In Rambo, the goal is clearly to negotiate that shift by changing the plot around: in Act I, John Rambo, now living in seclusion in the jungles of Thailand, brings a group of prayer-book toting American Christians to Karen territory, in Act II he brings a group of mercenaries to Karen territory to rescue the Americans, in a government camp. But where Rambo: First Blood Part II and Rambo III used the real world as a pretext, Rambo has done such a bang up job of convincing the audience that the situation in Burma is the closest thing to Hell on Earth, it's basically impossible to forget all that and enjoy the copious action that follows. The very brutal violence that opens the film casts a pall over the very movie-fake violence that follows.

Which is a bit of a shame, because some of that fake violence isn't half bad: certainly better than the hectic and confusing finale of Rambo III, and blessed with the escalating absurdity of a real '80s action picture, particularly in the moment when Rambo explodes what is probably not a nuclear device, but which has the ability to level a couple square miles of forest. Fountains of the red stuff spew with satisfying regularity, and Stallone, though clearly older, has lost none of the skills that made him work in the role to begin with: large muscles and a threatening monotone. It doesn't make the action look as effortless as the fourth Die Hard did - the CGI is obvious - but it's fun enough as a simple guilty pleasure, and perhaps the best straight-up mayhem the series has offered, what with the superior first film lacking much ultraviolence and the first sequel sputtering in between setpieces.

But for all that, it's just too hard to get into it: the beginning of the film sets the wrong tone altogether. It's a guilty pleasure all right, and one that puts extra emphasis on the guilt. Maybe this was the point - maybe Stallone was consciously working to point out the danger of rooting for movie violence in a violent world. But the last act doesn't read that way: it's as rousing as can be, with all the proper moments of death shot and edited to demand cheers and applause.
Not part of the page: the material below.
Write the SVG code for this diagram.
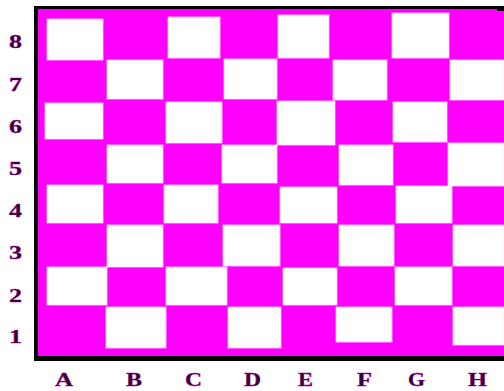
<svg xmlns="http://www.w3.org/2000/svg" width="504" height="391" viewBox="0 0 504 391">
<style>
.w{fill:#ffffff;stroke:#ffd6ff;stroke-width:0.8}
.lbl{font-family:"Liberation Serif","Times New Roman",serif;font-weight:bold;font-size:18px;fill:#2a002a;stroke:#b000b0;stroke-width:0.4}
</style>
<rect x="0" y="0" width="504" height="391" fill="#ffffff"/>
<g id="board">
<rect x="38" y="9" width="466" height="347" fill="#ff00ff"/>
<g id="white-squares">
<rect class="w" x="47" y="19" width="56" height="41"/>
<rect class="w" x="168" y="17" width="52" height="41"/>
<rect class="w" x="278" y="15" width="51" height="43"/>
<rect class="w" x="392" y="13" width="57" height="45"/>
<rect class="w" x="107" y="60" width="56" height="39"/>
<rect class="w" x="224" y="59" width="53" height="40"/>
<rect class="w" x="333" y="60" width="54" height="40"/>
<rect class="w" x="450" y="60" width="54" height="40"/>
<rect class="w" x="45" y="103" width="58" height="36"/>
<rect class="w" x="166" y="102" width="56" height="41"/>
<rect class="w" x="277" y="101" width="58" height="44"/>
<rect class="w" x="393" y="102" width="54" height="40"/>
<rect class="w" x="107" y="145" width="56" height="38"/>
<rect class="w" x="222" y="145" width="55" height="38"/>
<rect class="w" x="339" y="145" width="54" height="40"/>
<rect class="w" x="448" y="143" width="56" height="43"/>
<rect class="w" x="47" y="185" width="56" height="38"/>
<rect class="w" x="164" y="185" width="54" height="38"/>
<rect class="w" x="280" y="187" width="57" height="36"/>
<rect class="w" x="396" y="186" width="56" height="37"/>
<rect class="w" x="107" y="225" width="56" height="42"/>
<rect class="w" x="223" y="225" width="57" height="41"/>
<rect class="w" x="339" y="225" width="55" height="41"/>
<rect class="w" x="453" y="225" width="51" height="41"/>
<rect class="w" x="47" y="267" width="60" height="38"/>
<rect class="w" x="166" y="267" width="61" height="38"/>
<rect class="w" x="283" y="268" width="54" height="37"/>
<rect class="w" x="395" y="267" width="57" height="38"/>
<rect class="w" x="106" y="307" width="60" height="41"/>
<rect class="w" x="228" y="307" width="53" height="41"/>
<rect class="w" x="336" y="307" width="56" height="35"/>
<rect class="w" x="453" y="307" width="51" height="38"/>
</g>
<g id="border" fill="#000000">
<rect x="34" y="6" width="470" height="3"/>
<rect x="497" y="6" width="7" height="5"/>
<rect x="34" y="6" width="4" height="355"/>
<rect x="34" y="356" width="470" height="5"/>
</g>
</g>
<g id="rank-labels">
<text class="lbl" x="9" y="48" textLength="13" lengthAdjust="spacingAndGlyphs">8</text>
<text class="lbl" x="9" y="91" textLength="13" lengthAdjust="spacingAndGlyphs">7</text>
<text class="lbl" x="9" y="133" textLength="13" lengthAdjust="spacingAndGlyphs">6</text>
<text class="lbl" x="9" y="175" textLength="13" lengthAdjust="spacingAndGlyphs">5</text>
<text class="lbl" x="9" y="217" textLength="13" lengthAdjust="spacingAndGlyphs">4</text>
<text class="lbl" x="9" y="259" textLength="13" lengthAdjust="spacingAndGlyphs">3</text>
<text class="lbl" x="9" y="302" textLength="13" lengthAdjust="spacingAndGlyphs">2</text>
<text class="lbl" x="9" y="343" textLength="13" lengthAdjust="spacingAndGlyphs">1</text>
</g>
<g id="file-labels">
<text class="lbl" x="55" y="386" textLength="18" lengthAdjust="spacingAndGlyphs">A</text>
<text class="lbl" x="126" y="386" textLength="16" lengthAdjust="spacingAndGlyphs">B</text>
<text class="lbl" x="185" y="386" textLength="17" lengthAdjust="spacingAndGlyphs">C</text>
<text class="lbl" x="244" y="386" textLength="17" lengthAdjust="spacingAndGlyphs">D</text>
<text class="lbl" x="298" y="386" textLength="15" lengthAdjust="spacingAndGlyphs">E</text>
<text class="lbl" x="357" y="386" textLength="15" lengthAdjust="spacingAndGlyphs">F</text>
<text class="lbl" x="408" y="386" textLength="17" lengthAdjust="spacingAndGlyphs">G</text>
<text class="lbl" x="468" y="386" textLength="19" lengthAdjust="spacingAndGlyphs">H</text>
</g>
</svg>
It was just 13 months ago that Stallone brought another long-dormant franchise out of mothballs, turning in the best film in the series since the first, but the Rambo movies were never as good as the Rocky movies, and Rocky Balboa is an entirely different animal than Rambo, raising questions of aging and the very idea of reviving that which did not need revival. Rambo is just a big dumb action movie, and while it has the right ingredients to be good enough, it sabotages itself too much to click. It's much better than we had any right to expect, but "a great Rambo" movie is still faint praise, and Rambo leaves a taste much more sour than exhilarating.